Monday, March 25, 2024

Donate Positive & Negative Right for Charity

Marketers soliciting charitable contributions via emotional appeals need to determine the optimal blend of positive and negative in campaigns. How much to show smiling children and a message of gratitude for the positive impact of past contributions? How much to show sad children alongside a message that failure to contribute endangers lives of kids like these? Which objectives are best achieved with text saying that the healthy animals or lush landscapes shown in the photos are due to donations from people similar to the person viewing the solicitation? And which objectives are best achieved by text saying that the dead animals and damaged landscapes shown are because people failed to step up to help?
     Researchers at Complutense University of Madrid used such materials to evaluate study participants’ reactions. The study is distinctive and the conclusions more trustworthy because in addition to the behavioral measures of willingness to donate, neuropsychological data were gathered. Analyses of participants’ eye movements and their brain waves—electroencephalogram tracings—were interpreted to assess the attention paid to the solicitations and the impacts on emotional arousal from the solicitations.
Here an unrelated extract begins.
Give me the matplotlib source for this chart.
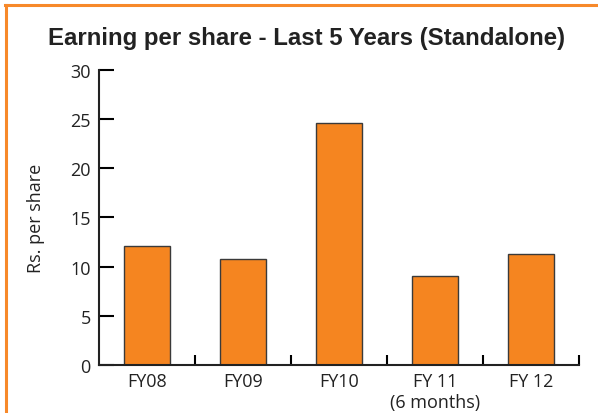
import matplotlib.pyplot as plt
from matplotlib.lines import Line2D

# data
years = ["FY08", "FY09", "FY10", "FY 11\n(6 months)", "FY 12"]
eps = [12.1, 10.8, 24.6, 9.0, 11.3]
y_ticks = [0, 5, 10, 15, 20, 25, 30]

ORANGE = "#F58520"
BORDER = "#F7892A"

plt.rcParams['font.family'] = ['Open Sans', 'DejaVu Sans']

fig = plt.figure(figsize=(5.98, 4.14), dpi=100)
ax = fig.add_axes([0.1656, 0.116, 0.8024, 0.7125])

pos = list(range(len(years)))
ax.bar(pos, eps, width=0.48, color=ORANGE, edgecolor="#3a3a3a", linewidth=1.0, zorder=2)

ax.set_xlim(-0.5, len(years) - 0.5)
ax.set_ylim(0, 30)
ax.set_yticks(y_ticks)

# boundary ticks between categories, labels centered under bars
ax.set_xticks([p + 0.5 for p in pos])
ax.set_xticklabels([])
ax.set_xticks(pos, minor=True)
ax.set_xticklabels(years, minor=True, fontsize=13, color="#222222", linespacing=1.2)
ax.tick_params(axis="x", which="major", direction="in", length=7, width=1.5)
ax.tick_params(axis="x", which="minor", length=0, pad=5)
ax.tick_params(axis="y", direction="in", length=11, width=1.5, labelsize=13,
               labelcolor="#222222", pad=6)

for s in ["top", "right"]:
    ax.spines[s].set_visible(False)
for s in ["left", "bottom"]:
    ax.spines[s].set_linewidth(1.5)
    ax.spines[s].set_color("#222222")

ax.set_ylabel("Rs. per share", fontsize=13, color="#222222", labelpad=18)

fig.text(0.513, 0.908, "Earning per share - Last 5 Years (Standalone)",
         ha="center", va="center", fontsize=17.3, fontweight="bold",
         family=["Liberation Sans", "DejaVu Sans"], color="#222222")

# orange frame (top and left)
fig.add_artist(Line2D([0.009, 1.0], [1 - 6 / 414, 1 - 6 / 414], color=BORDER, linewidth=2.2))
fig.add_artist(Line2D([6 / 598, 6 / 598], [0, 1 - 6 / 414], color=BORDER, linewidth=2.2))

fig.savefig("out.png", dpi=100)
     The overall conclusions provide guidance for when to use each type of appeal. Employ a negative appeal when your main objective is to increase donations in the short term. Those solicited will contribute in an effort to ease their negative feelings stimulated by the ad. But if your main objective is to engage the person for the longer-term, such as to enroll in monthly giving, use a positive appeal.
     The results also have implications for placement of emotion-arousing stimuli in the images and text of a printed solicitation: People spend more time exploring the text area when the ad is positively-toned and more time exploring the image area when the ad is negatively-toned.
     Generally, the positivity of an attractive solicitor will increase contributions. But a University of Alberta study found an exception to that rule. The researchers set up a set of fictitious websites on which visitors were asked to financially sponsor a child from a developing country.
     When the children were portrayed as having severe needs, facial attractiveness made no difference in the willingness to help. But when the level of need was not severe, people demonstrated less compassion for attractive than for unattractive children. The researchers attribute this effect to people assuming that attractive children would be better able to recruit help on their own.